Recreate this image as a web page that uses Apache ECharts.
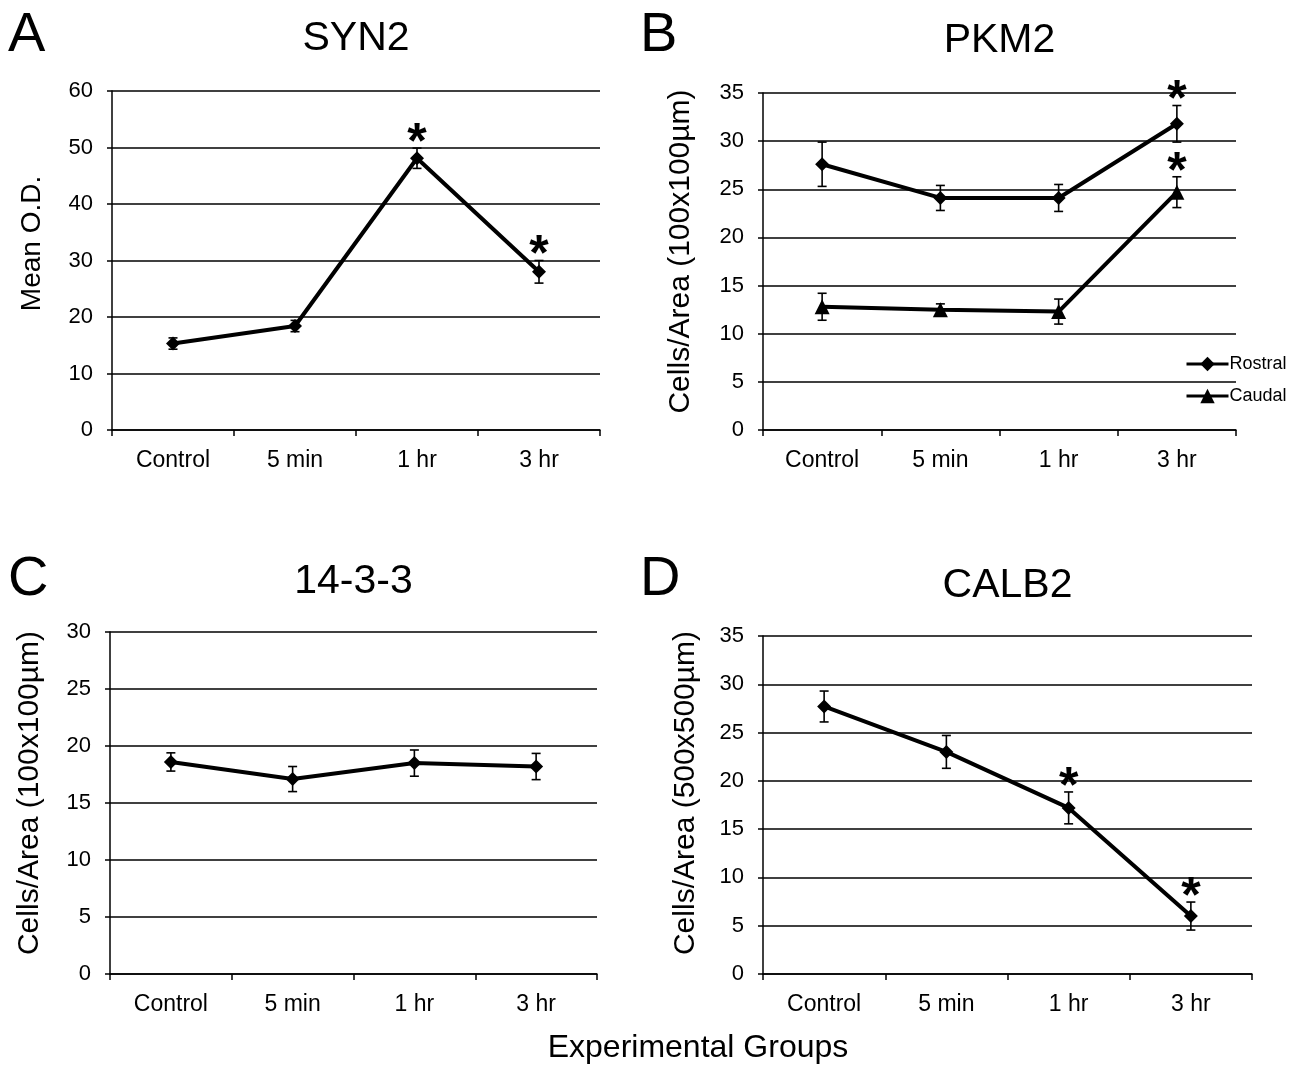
<!DOCTYPE html>
<html>
<head>
<meta charset="utf-8">
<script src="https://cdn.jsdelivr.net/npm/echarts@6/dist/echarts.min.js"></script>
<style>
html,body{margin:0;padding:0;background:#fff;}
#c{width:1298px;height:1065px;}
</style>
</head>
<body>
<div id="c"></div>
<script>
// ---- data ----
const categories = ['Control', '5 min', '1 hr', '3 hr'];

const syn2Mean = [15.3, 18.4, 48.1, 28.0];
const syn2Err  = [1.0, 1.0, 1.8, 2.0];
const syn2Sig  = [0, 0, 1, 1];

const pkm2RostralMean = [27.6, 24.1, 24.1, 31.8];
const pkm2RostralErr  = [2.3, 1.3, 1.4, 1.9];
const pkm2RostralSig  = [0, 0, 0, 1];

const pkm2CaudalMean = [12.8, 12.5, 12.3, 24.7];
const pkm2CaudalErr  = [1.4, 0.6, 1.3, 1.6];
const pkm2CaudalSig  = [0, 0, 0, 1];

const p1433Mean = [18.6, 17.1, 18.5, 18.2];
const p1433Err  = [0.8, 1.1, 1.15, 1.15];
const p1433Sig  = [0, 0, 0, 0];

const calb2Mean = [27.7, 23.0, 17.2, 6.0];
const calb2Err  = [1.6, 1.7, 1.65, 1.45];
const calb2Sig  = [0, 0, 1, 1];

const yTicksA = {min: 0, max: 60, interval: 10};
const yTicksB = {min: 0, max: 35, interval: 5};
const yTicksC = {min: 0, max: 30, interval: 5};
const yTicksD = {min: 0, max: 35, interval: 5};

const titles = ['SYN2', 'PKM2', '14-3-3', 'CALB2'];
const panelLetters = ['A', 'B', 'C', 'D'];
const yNames = ['Mean O.D.', 'Cells/Area (100x100\u00b5m)', 'Cells/Area (100x100\u00b5m)', 'Cells/Area (500x500\u00b5m)'];
const xName = 'Experimental Groups';

// ---- layout ----
const FONT = '"Liberation Sans", Arial, Helvetica, sans-serif';
const grids = [
  {left: 112, top: 91, width: 488, height: 339},
  {left: 763, top: 93, width: 473, height: 337},
  {left: 110, top: 632, width: 487, height: 342},
  {left: 763, top: 636, width: 489, height: 338}
];
const yTicks = [yTicksA, yTicksB, yTicksC, yTicksD];
const nameGaps = [66, 67, 65, 62];
const nameSizes = [28, 30, 30, 30];
const nameShiftPad = [34, 20, 20, 24];

const axisLineStyle = {color: '#000', width: 1.5};

const xAxes = grids.map((g, i) => ({
  type: 'category', gridIndex: i, data: categories, boundaryGap: true,
  axisLine: {show: true, lineStyle: axisLineStyle},
  axisTick: {show: true, length: 6, lineStyle: axisLineStyle},
  axisLabel: {color: '#000', fontSize: 23, fontFamily: FONT, margin: 19},
  splitLine: {show: false}
}));
const yAxes = grids.map((g, i) => ({
  type: 'value', gridIndex: i,
  min: yTicks[i].min, max: yTicks[i].max, interval: yTicks[i].interval,
  name: yNames[i], nameLocation: 'middle', nameGap: nameGaps[i], nameRotate: 90,
  nameTextStyle: {color: '#000', fontSize: nameSizes[i], fontFamily: FONT, padding: [0, 0, 0, nameShiftPad[i]]},
  axisLine: {show: true, lineStyle: axisLineStyle},
  axisTick: {show: true, length: 5, lineStyle: axisLineStyle},
  axisLabel: {color: '#000', fontSize: 22, fontFamily: FONT, margin: 19},
  splitLine: {show: true, lineStyle: {color: '#000', width: 1.5}}
}));

function errSeries(idx, mean, err, sig) {
  return {
    type: 'custom', xAxisIndex: idx, yAxisIndex: idx, z: 1, silent: true,
    clip: false,
    data: categories.map((c, i) => [i, mean[i], err[i], sig[i]]),
    encode: {x: 0, y: 1},
    renderItem: function (params, api) {
      const i = api.value(0), v = api.value(1), e = api.value(2), s = api.value(3);
      const t = api.coord([i, v + e]);
      const b = api.coord([i, v - e]);
      const hw = 4.5;
      const st = {stroke: '#000', lineWidth: 1.6};
      const children = [
        {type: 'line', shape: {x1: t[0], y1: t[1], x2: b[0], y2: b[1]}, style: st},
        {type: 'line', shape: {x1: t[0] - hw, y1: t[1], x2: t[0] + hw, y2: t[1]}, style: st},
        {type: 'line', shape: {x1: b[0] - hw, y1: b[1], x2: b[0] + hw, y2: b[1]}, style: st}
      ];
      if (s) {
        children.push({type: 'text', x: t[0], y: t[1] - 4,
          style: {text: '*', fill: '#000', font: 'bold 50px ' + FONT, textAlign: 'center', textVerticalAlign: 'middle'}});
      }
      return {type: 'group', children: children};
    }
  };
}

function lineSeries(idx, name, mean, symbol, size) {
  return {
    type: 'line', name: name, xAxisIndex: idx, yAxisIndex: idx, z: 3,
    data: mean, symbol: symbol, symbolSize: size,
    lineStyle: {color: '#000', width: 4},
    itemStyle: {color: '#000'},
    emphasis: {disabled: true},
    animation: false
  };
}

const series = [
  errSeries(0, syn2Mean, syn2Err, syn2Sig),
  lineSeries(0, 'SYN2', syn2Mean, 'diamond', 14),
  errSeries(1, pkm2RostralMean, pkm2RostralErr, pkm2RostralSig),
  errSeries(1, pkm2CaudalMean, pkm2CaudalErr, pkm2CaudalSig),
  lineSeries(1, 'Rostral', pkm2RostralMean, 'diamond', 14),
  lineSeries(1, 'Caudal', pkm2CaudalMean, 'triangle', 15),
  errSeries(2, p1433Mean, p1433Err, p1433Sig),
  lineSeries(2, '14-3-3', p1433Mean, 'diamond', 14),
  errSeries(3, calb2Mean, calb2Err, calb2Sig),
  lineSeries(3, 'CALB2', calb2Mean, 'diamond', 14)
];

const graphics = [];
grids.forEach((g, i) => {
  graphics.push({type: 'text', x: g.left + g.width / 2, y: g.top - (i < 2 ? 52 : 50),
    style: {text: titles[i], fill: '#000', font: '41px ' + FONT, textAlign: 'center', textVerticalAlign: 'middle'}});
});
const letterPos = [[8, 36], [640, 36], [8, 580], [640, 580]];
letterPos.forEach((p, i) => {
  graphics.push({type: 'text', x: p[0], y: p[1],
    style: {text: panelLetters[i], fill: '#000', font: '56px ' + FONT, textAlign: 'left', textVerticalAlign: 'middle'}});
});
graphics.push({type: 'text', x: 698, y: 1048,
  style: {text: xName, fill: '#000', font: '32px ' + FONT, textAlign: 'center', textVerticalAlign: 'middle'}});

const chart = echarts.init(document.getElementById('c'), null, {renderer: 'canvas'});
chart.setOption({
  backgroundColor: '#fff',
  animation: false,
  textStyle: {fontFamily: FONT},
  grid: grids.map(g => Object.assign({containLabel: false}, g)),
  xAxis: xAxes,
  yAxis: yAxes,
  legend: {
    data: ['Rostral', 'Caudal'], orient: 'vertical', left: 1180, top: 350,
    itemWidth: 42, itemHeight: 18, itemGap: 14, padding: 5,
    lineStyle: {width: 3, color: '#000'},
    textStyle: {color: '#000', fontSize: 18, fontFamily: FONT, padding: [0, 0, 0, -4]},
    selectedMode: false
  },
  tooltip: {show: false},
  graphic: graphics,
  series: series
});
</script>
</body>
</html>
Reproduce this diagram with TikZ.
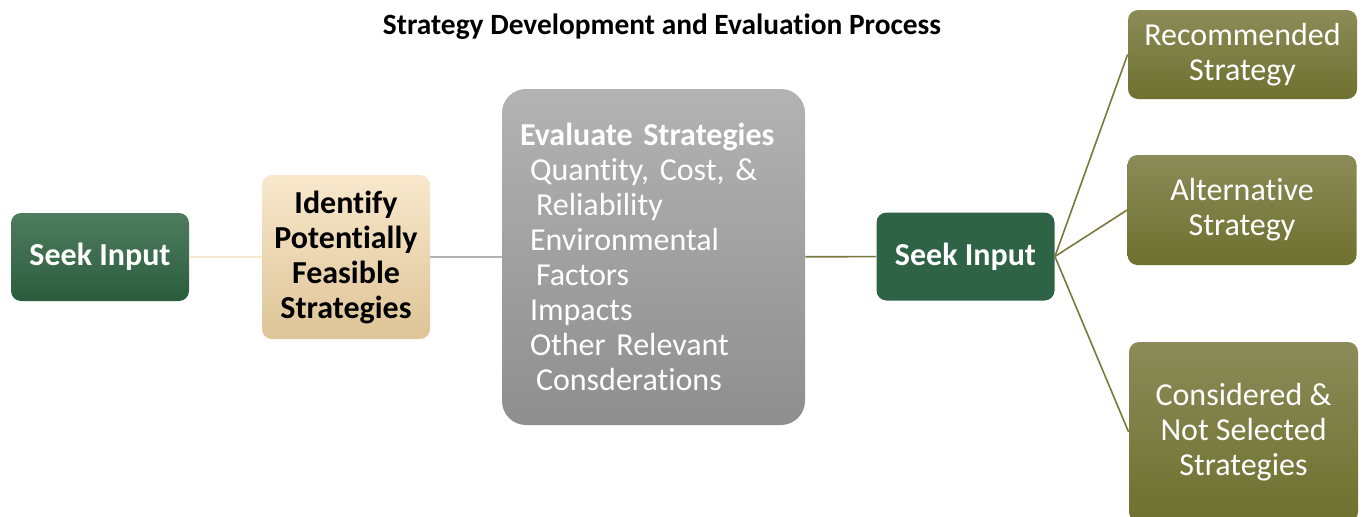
\documentclass[tikz,border=0pt]{standalone}
\usepackage{fontspec}
\setmainfont{Carlito}[Ligatures=NoCommon]
\usepackage{xcolor}
\usepackage{tikz}
\usetikzlibrary{positioning}

\definecolor{greenTop}{HTML}{4F7C5F}
\definecolor{greenBot}{HTML}{2A5D3C}
\definecolor{greenFlat}{HTML}{2F6346}
\definecolor{tanTop}{HTML}{F8E8CC}
\definecolor{tanBot}{HTML}{DEC497}
\definecolor{grayTop}{HTML}{B3B3B3}
\definecolor{grayBot}{HTML}{8E8E8E}
\definecolor{oliveTop}{HTML}{8B8B58}
\definecolor{oliveBot}{HTML}{6E712F}
\definecolor{oliveLine}{HTML}{7A783A}

\begin{document}
\begin{tikzpicture}[
  x=0.5pt, y=-0.5pt,
  font=\fontsize{16}{17.5}\selectfont,
  box/.style={rounded corners=5pt, inner sep=0pt, align=center},
  seek/.style={box, text=white, font=\fontsize{16}{17.5}\selectfont\bfseries, minimum width=89pt, minimum height=44pt},
  ident/.style={box, shading=axis, top color=tanTop, bottom color=tanBot, font=\fontsize{16}{17.5}\selectfont\bfseries, minimum width=84pt, minimum height=82pt},
  evalbox/.style={rounded corners=12pt, shading=axis, top color=grayTop, bottom color=grayBot, text=white, align=left, inner xsep=9pt, inner ysep=0pt, text width=133.5pt, minimum height=168pt},
  outcome/.style={box, shading=axis, top color=oliveTop, bottom color=oliveBot, text=white, minimum width=114.5pt},
  link/.style={line width=0.8pt}
]
  \useasboundingbox (0,0) rectangle (1365,516);

  \node[font=\fontsize{14.7}{16}\selectfont\bfseries] (title) at (662,27) {Strategy Development and Evaluation Process};

  \node[seek, shading=axis, top color=greenTop, bottom color=greenBot] (s_in1) at (100,257) {Seek Input};
  \node[ident] (idfy) at (346,257) {Identify\\Potentially\\Feasible\\Strategies};
  \node[evalbox] (evals) at (653.5,257) {
    \textbf{Evaluate Strategies}\\
    \hspace*{5pt}Quantity, Cost, \&\\
    \hspace*{8pt}Reliability\\
    \hspace*{5pt}Environmental\\
    \hspace*{8pt}Factors\\
    \hspace*{5pt}Impacts\\
    \hspace*{5pt}Other Relevant\\
    \hspace*{8pt}Consderations
  };
  \node[seek, fill=greenFlat] (s_in2) at (965.5,256.5) {Seek Input};
  \node[outcome, minimum height=44.5pt] (rec) at (1242.5,54.5) {Recommended\\Strategy};
  \node[outcome, minimum height=55pt] (alt) at (1242,210) {Alternative\\Strategy};
  \node[outcome, minimum height=90pt] (cons) at (1243.5,432) {Considered \&\\Not Selected\\Strategies};

  \draw[link, color=tanTop] (s_in1) -- (idfy);
  \draw[link, color=grayTop] (idfy) -- (evals);
  \draw[link, color=oliveLine] (evals) -- (s_in2);
  \draw[link, color=oliveLine] (s_in2.east) -- (rec.west);
  \draw[link, color=oliveLine] (s_in2.east) -- (alt.west);
  \draw[link, color=oliveLine] (s_in2.east) -- (cons.west);
\end{tikzpicture}
\end{document}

> _WHAT IS BEING ASKED_:
Extract all lines containing the word "this".

> _RESPONSE BELOW_:
Recreate this image as a web page that uses Apache ECharts.
Reproduce this diagram with TikZ.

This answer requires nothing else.